[Mono-list] JIT patch for stabs debugging
Paolo Molaro
lupus@ximian.com
Mon, 11 Mar 2002 10:28:01 +0100
On 03/10/02 Martin Baulig wrote:
> > No, this is wrong: if you restart mono, all the infos in the stab file
> > are wrong. It may have happened that in two runs the same method was
> > assigned the same address by malloc, but you can't rely on it:-)
> > I don't know if a recent gdb allows to unload a debug object, if it
> > still doesn't, you need to quit and restart gdb as well (and recompile
> > the stabs each time you start mono).
>
> Sure, that's right. The problem is that SIGABRT usually is normally a
> deadly signal for a process - so you can't run "mono --stabs --debug"

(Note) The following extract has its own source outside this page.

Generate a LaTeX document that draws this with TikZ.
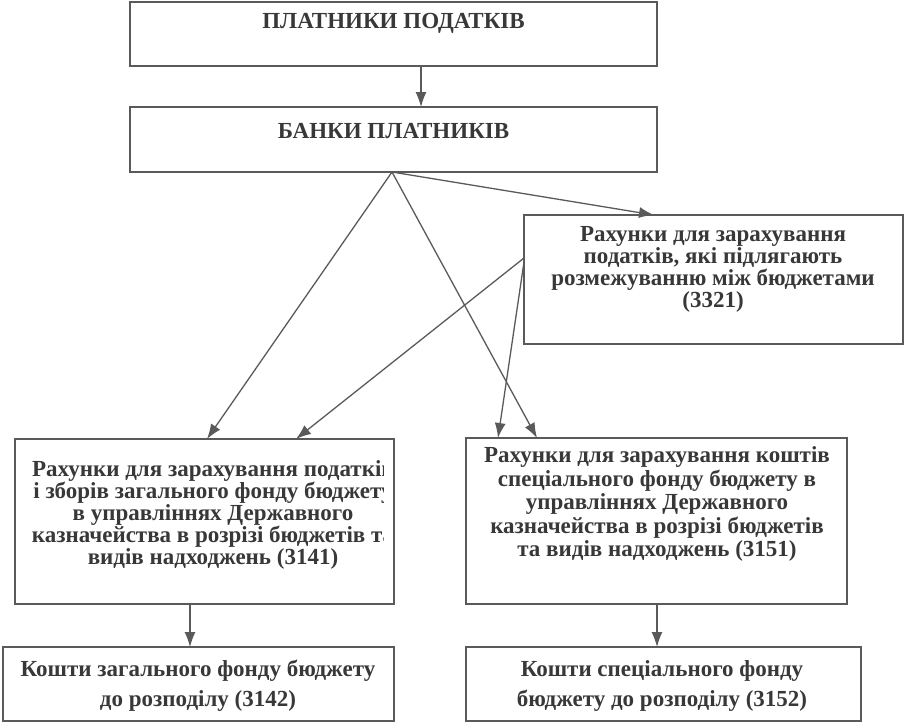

> in a shell. On the other hand, running it in gdb to create the stabs
> files is very inconvenient since you must hit enter each time it
> reaches a breakpoint.
Can't you just use mono --stabs (without --debug) if you simply want to
have a look at the stab information? Note, though, that as soon as the
process that generated the stabs is finished, the data becomes useless
for debugging the app (but it can be useful to debug the stabs support
itself for types etc.).
> In most situations, running mono several times with the same stabs
> file should work fine as long as the program flow stays the same - for
> instance, you have a test case which takes no user input and always
> produces the same output. There, being able to restart the program
> with different --debug arguments can be very useful.
This is the wrong way to do it: it's like saving the address returned by
malloc() in a file, quitting the program, restarting, calling malloc()

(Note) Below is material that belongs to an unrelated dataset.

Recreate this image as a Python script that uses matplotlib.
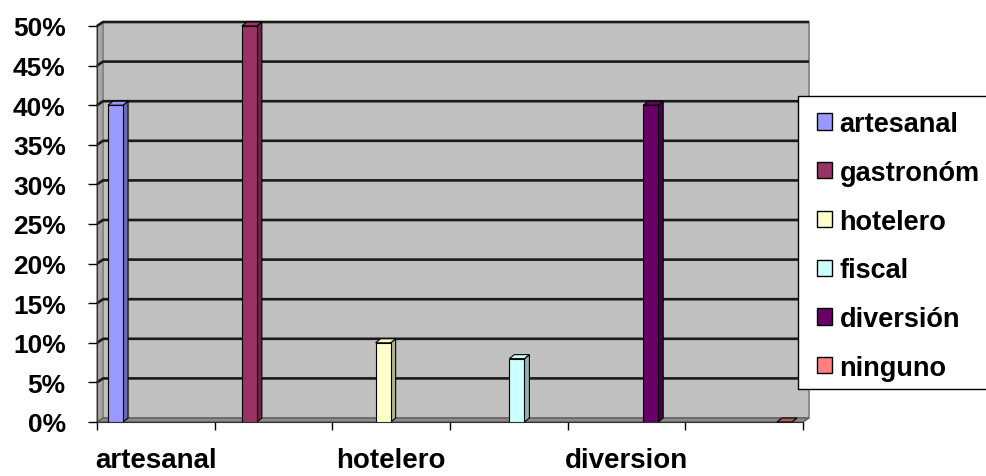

again throwing away the result and using the value saved before in the
file. This doesn't work, you should not rely on such ugly kludges.
Please don't commit to cvs controversial changes until you can convince
the list that reusing the result of malloc() in a different process is
safe (you'll have a hard time at that...).
I just read the gdb manual: you can use the symbol-file command without
arguments to discard previous symbol information, so there is no reason
to add unsafe kludges to the JIT code.